As the midterm elections approached in fall 2014, Trump and numerous GOP leaders faulted Obama for his response to Ebola. Obama appointed Ron Klain, a Democratic political operative, as the administration’s Ebola czar.
All told, four people in the United States were found to have contracted the disease, including a Liberian national who died while visiting Dallas. The other three recovered, and Obama declared a qualified victory in early 2015 during an event at the White House with public health professionals.
In an essay in the Atlantic on Thursday, Klain said Trump’s 2014 criticism amounted to a “virulent, xenophobic, fearmongering outburst.” He cited a study from the Obama White House’s Office of Digital Strategy that concluded Trump’s tweets were a driving factor in instilling a sense of unfounded fear over Ebola among the American public.
Trump “will have to trust the kind of government experts he has disdained to date, set aside his own terrible instincts, lead from the White House, and work closely with foreign leaders and global institutions — all things he has failed to do in his first 1,200 days in office,” wrote Klain, who is advising Biden’s campaign.
Some global health security experts said that a more senior White House official should be in charge of the Trump administration’s response given that Azar has little authority over other agencies. Critics pointed to the 2018 restructuring at the NSC that led to the departure of Rear Adm. Timothy Ziemer, who had overseen a team dedicated to the U.S. response to a deadly pandemic, as weakening the senior-level attention.
“This is much bigger than HHS,” said J. Stephen Morrison, senior vice president at the Center for Strategic and International Studies. “There’s a sluggishness built into the system by the way they have structured themselves.”
But Tim Morrison, who served on the NSC from 2018-2019, said Ziemer’s team was merged with another NSC department and experts remain on the White House staff. He cited the administration’s handling of an Ebola outbreak in the Congo in 2018 as evidence that the White House remains capable of coordinating an effective response to an international threat.
White House national security adviser Robert O’Brien and his deputy, Matthew Pottinger, a fluent Mandarin speaker, are also on the president’s task force. Vice President Pence has been involved in interagency meetings.
“I think the administration is actually running a very effective process,” said Morrison, now a senior fellow at the conservative Hudson Institute. “They don’t need an Ebola czar the way the Obama administration needed one.

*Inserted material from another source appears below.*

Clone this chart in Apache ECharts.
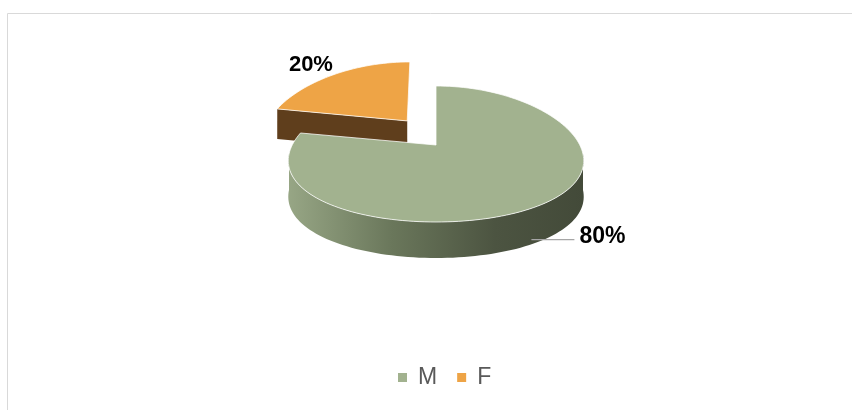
<!DOCTYPE html>
<html><head><meta charset="utf-8">
<script src="https://cdn.jsdelivr.net/npm/echarts@6/dist/echarts.min.js"></script>
<style>html,body{margin:0;padding:0;background:#fff}#c{width:852px;height:410px}</style>
</head><body><div id="c"></div>
<script>
const categories = ['M', 'F'];
const values = [80, 20];
const explode = [0, 0.35];
const topColors = ['#A2B28F', '#EEA446'];
const faceColors = ['#4A5240', '#5F3E1C'];

const CX = 436, CY = 154, RX = 147, RY = 68, DEPTH = [36, 30], APEX_SHIFT = -9, PERSP = 0.1;
const total = values.reduce((a, b) => a + b, 0);
const starts = [];
let acc = 0;
values.forEach(v => { starts.push(acc); acc += v / total * 360; });

function persp(x, y) { const s = 1 + PERSP * (y - CY) / RY; return [CX + (x - CX) * s, y]; }
function pt(cx, cy, th) { const r = th * Math.PI / 180; return persp(cx + RX * Math.sin(r), cy - RY * Math.cos(r)); }
function arc(cx, cy, a1, a2) {
  const n = Math.max(2, Math.ceil(Math.abs(a2 - a1) / 2));
  const out = [];
  for (let i = 0; i <= n; i++) out.push(pt(cx, cy, a1 + (a2 - a1) * i / n));
  return out;
}

function makeRender(idx) {
  return function (params, api) {
    const v = api.value(0);
    const a1 = starts[idx], a2 = a1 + v / total * 360;
    const mid = (a1 + a2) / 2;
    const e = explode[idx];
    const dx = e * RX * Math.sin(mid * Math.PI / 180);
    const dy = -e * RY * Math.cos(mid * Math.PI / 180) * 1.25;
    const cx = CX + dx, cy = CY + dy;
    const apex = persp(cx, cy + APEX_SHIFT);
    const D = DEPTH[idx];
    const children = [];
    [[a1, a1 - 90], [a2, a2 + 90]].forEach(([a, n]) => {
      if (Math.cos(n * Math.PI / 180) < -0.05) {
        const p = pt(cx, cy, a);
        children.push({ type: 'polygon', shape: { points: [apex, p, [p[0], p[1] + D], [apex[0], apex[1] + D]] },
          style: { fill: faceColors[idx] } });
      }
    });
    const s1 = Math.max(a1, 90), s2 = Math.min(a2, 270);
    if (s2 > s1) {
      const topArc = arc(cx, cy, s1, s2);
      const botArc = topArc.slice().reverse().map(p => [p[0], p[1] + D]);
      children.push({ type: 'polygon', shape: { points: topArc.concat(botArc) },
        style: { fill: new echarts.graphic.LinearGradient(1, 0, 0, 0, [
          { offset: 0, color: '#434A39' }, { offset: 0.3, color: '#4C5441' },
          { offset: 0.65, color: '#6A775B' }, { offset: 1, color: '#97A685' }]) } });
    }
    children.push({ type: 'polygon', shape: { points: [apex].concat(arc(cx, cy, a1, a2)) },
      style: { fill: topColors[idx], stroke: 'rgba(255,255,255,0.75)', lineWidth: 1 } });
    const txt = Math.round(v / total * 100) + '%';
    const op = pt(cx, cy, mid);
    if (mid > 90 && mid < 270) {
      const y = op[1] + D * 0.85;
      children.push({ type: 'line', shape: { x1: op[0] + 2, y1: y, x2: op[0] + 45, y2: y },
        style: { stroke: '#A6A6A6', lineWidth: 1.2 } });
      children.push({ type: 'text', style: { x: op[0] + 50, y: y - 3, text: txt, fill: '#000',
        font: 'bold 23px "Liberation Sans", Arial, sans-serif', textAlign: 'left', textVerticalAlign: 'middle' } });
    } else {
      children.push({ type: 'text', style: { x: op[0] - 22, y: op[1] - 10, text: txt, fill: '#000',
        font: 'bold 22px "Liberation Sans", Arial, sans-serif', textAlign: 'center', textVerticalAlign: 'middle' } });
    }
    return { type: 'group', children: children };
  };
}

const chart = echarts.init(document.getElementById('c'), null, { renderer: 'canvas' });
chart.setOption({
  animation: false,
  graphic: [{ type: 'rect', shape: { x: 7.5, y: 13.5, width: 900, height: 500 },
    style: { fill: 'none', stroke: '#D9D9D9', lineWidth: 1 }, silent: true, z: -10 }],
  legend: {
    data: categories, left: 398, top: 366, itemWidth: 9, itemHeight: 9, itemGap: 20, icon: 'rect', padding: 0,
    textStyle: { fontSize: 23, color: '#595959', fontFamily: '"Liberation Sans", Arial, sans-serif', padding: [0, 0, 0, 6] }
  },
  series: categories.map((name, i) => ({
    type: 'custom', name: name, coordinateSystem: 'none', z: i === 0 ? 3 : 2,
    itemStyle: { color: topColors[i] },
    data: [[values[i]]],
    renderItem: makeRender(i)
  }))
});
</script></body></html>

They’ve got the apparatus in place.”
On Capitol Hill, lawmakers have been in touch with Azar and other senior administration officials, and Democrats have mostly refrained from overt criticism of Trump, even as they pressed the administration to devote sufficient resources to managing the situation.
“A global pandemic is like a meteor coming out of the sky,” said a Democratic congressional aide who spoke on the condition of anonymity to discuss private deliberations.
The White House “recognizes the risk of the appearance of not being on top of the situation in case it does turn out this is worse or more problematic than it initially appears,” the aide added. “There’s very little political price you pay for overreacting because people will forget. There’s a huge potential vulnerability for underreacting.”